None of this finds place in today’s textbooks. Students are told that Gandhiji was killed because he consented to Partition. They are never told that he was murdered because of the utterly extraordinary courage and resolve of his love, because he wanted India to hold together as a country that was compassionate, inclusive and secular; he was killed because his opponents wanted an India which would be a Hindu Pakistan. Narendra Modi for all his adult life has been a member, and before he entered politics, a dedicated worker of the RSS, committed to a Hindu Rashtra, an India that is the very opposite of the India that Gandhiji died for. It is a travesty for him to claim any ideological kinship with the Mahatma.
Seventy years after Gandhiji’s assassination, India is being torn apart once again by hate. Muslims, Christians and Dalits are being taught to live in India as second class citizens, in fear and submission.
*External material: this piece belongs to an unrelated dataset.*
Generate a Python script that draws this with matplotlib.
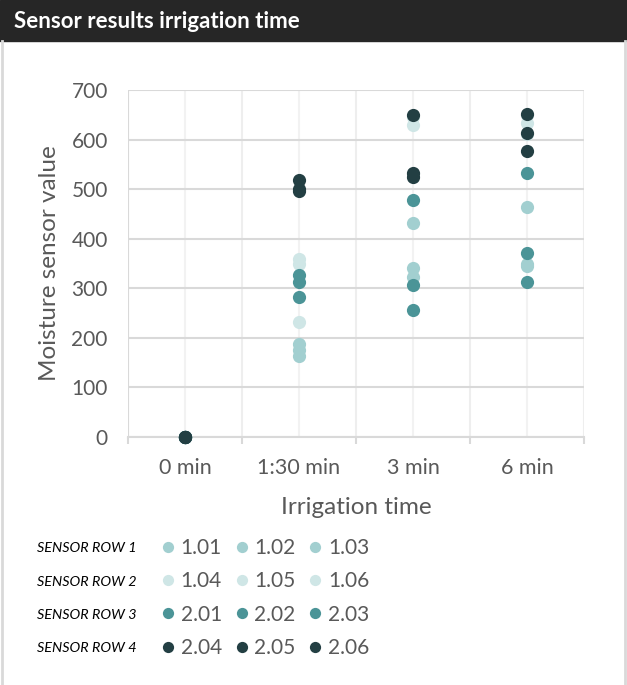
import matplotlib.pyplot as plt
from matplotlib.patches import Rectangle
from matplotlib.lines import Line2D

plt.rcParams['font.family'] = ['Lato', 'DejaVu Sans']

# categories on the x axis
times = ['0 min', '1:30 min', '3 min', '6 min']

# sensor names, one series per sensor
sensors = ['1.01', '1.02', '1.03', '1.04', '1.05', '1.06',
           '2.01', '2.02', '2.03', '2.04', '2.05', '2.06']
row_names = ['SENSOR ROW 1', 'SENSOR ROW 2', 'SENSOR ROW 3', 'SENSOR ROW 4']

# readings per sensor (0 min, 1:30 min, 3 min, 6 min)
s101 = [0, 187, 432, 463]
s102 = [0, 175, 340, 348]
s103 = [0, 163, 323, 345]
s104 = [0, 360, 629, 634]
s105 = [0, 350, 646, 650]
s106 = [0, 231, 530, 612]
s201 = [0, 327, 478, 533]
s202 = [0, 312, 307, 372]
s203 = [0, 283, 256, 313]
s204 = [0, 518, 649, 651]
s205 = [0, 500, 532, 614]
s206 = [0, 497, 524, 577]
values = [s101, s102, s103, s104, s105, s106, s201, s202, s203, s204, s205, s206]

row_colors = ['#A2CFD0', '#CFE6E6', '#4B9497', '#233F43']

W, H = 627, 685
fig = plt.figure(figsize=(W / 100, H / 100), dpi=100)

# header bar and card border
fig.patches.append(Rectangle((0, 1 - 41 / H), 1, 41 / H, transform=fig.transFigure,
                             color='#262626', zorder=0))
fig.add_artist(Line2D([2 / W, 2 / W], [0, 1 - 41 / H], transform=fig.transFigure,
                      color='#D9D9D9', lw=2))
fig.add_artist(Line2D([625 / W, 625 / W], [0, 1 - 41 / H], transform=fig.transFigure,
                      color='#D9D9D9', lw=2))
fig.text(14 / W, 1 - 21 / H, 'Sensor results irrigation time', color='white',
         fontsize=16, fontweight='bold', va='center', ha='left')

ax = fig.add_axes([128 / W, 1 - 437 / H, (584 - 128) / W, (437 - 90) / H])
xs = range(1, len(times) + 1)
handles = []
for i, (name, vals) in enumerate(zip(sensors, values)):
    h, = ax.plot(xs, vals, 'o', ls='none', color=row_colors[i // 3], ms=9.5,
                 mec='none', label=name, zorder=3, clip_on=False)
    handles.append(h)

ax.set_xlim(0.5, 4.5)
ax.set_ylim(0, 700)
ax.set_yticks(range(0, 701, 100))
ax.set_xticks(list(xs))
ax.set_xticklabels(times)
ax.set_xticks([0.5, 1.5, 2.5, 3.5, 4.5], minor=True)
for s in ['top', 'right', 'left']:
    ax.spines[s].set_visible(False)
ax.spines['bottom'].set_color('#D9D9D9')
ax.spines['bottom'].set_linewidth(1.5)
ax.grid(axis='y', color='#D9D9D9', lw=1.5, zorder=0)
for xv in [0.5, 1, 1.5, 2, 2.5, 3, 3.5, 4, 4.5]:
    ax.axvline(xv, color='#EEEEEE' if xv % 1 else '#F2F2F2', lw=1.5, zorder=0)
ax.axvline(0.5, color='#D9D9D9', lw=1.5, zorder=1)
ax.set_axisbelow(True)
ax.tick_params(axis='y', length=0, pad=14.5, labelsize=15, labelcolor='#595959')
ax.tick_params(axis='x', which='major', length=0, pad=15, labelsize=15.5, labelcolor='#595959')
ax.tick_params(axis='x', which='minor', length=5, width=1.5, color='#D9D9D9')
ax.set_ylabel('Moisture sensor value', fontsize=17.5, color='#595959', labelpad=8)
ax.set_xlabel('Irrigation time', fontsize=17.5, color='#595959', labelpad=14)

# legend: three columns of sensors, one row per sensor row
order = [0, 3, 6, 9, 1, 4, 7, 10, 2, 5, 8, 11]
leg = fig.legend([handles[k] for k in order], [sensors[k] for k in order],
                 ncol=3, loc='upper left', bbox_to_anchor=(163 / W, 1 - 538 / H),
                 frameon=False, fontsize=15, labelcolor='#595959', markerscale=0.85,
                 handlelength=0.5, handletextpad=0.35, columnspacing=0.7,
                 labelspacing=0.64, borderpad=0, borderaxespad=0)
for j, rn in enumerate(row_names):
    fig.text(37 / W, 1 - (548 + 33.5 * j) / H, rn, fontsize=10.4, style='italic',
             color='black', va='center', ha='left')

fig.savefig('out.png', dpi=100, facecolor='white')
It is to respond to the engineered hate of our times with the love that the Mahatma taught us that the Karwane Mohabbat set out on its journey across the country. Seventy years after Gandhiji’s death, when the country threatens to be torn apart again – with the same hate, fostered by the same alternate idea of India as a Hindu nation – we need to find within ourselves Mahatma Gandhi’s resolute and valiant love and unshakeable belief in the equal rights of all people, of every faith, caste and gender.
The pilgrimage of the Karwan to the place where he was born was to remind ourselves about the true meaning of love in times of hate.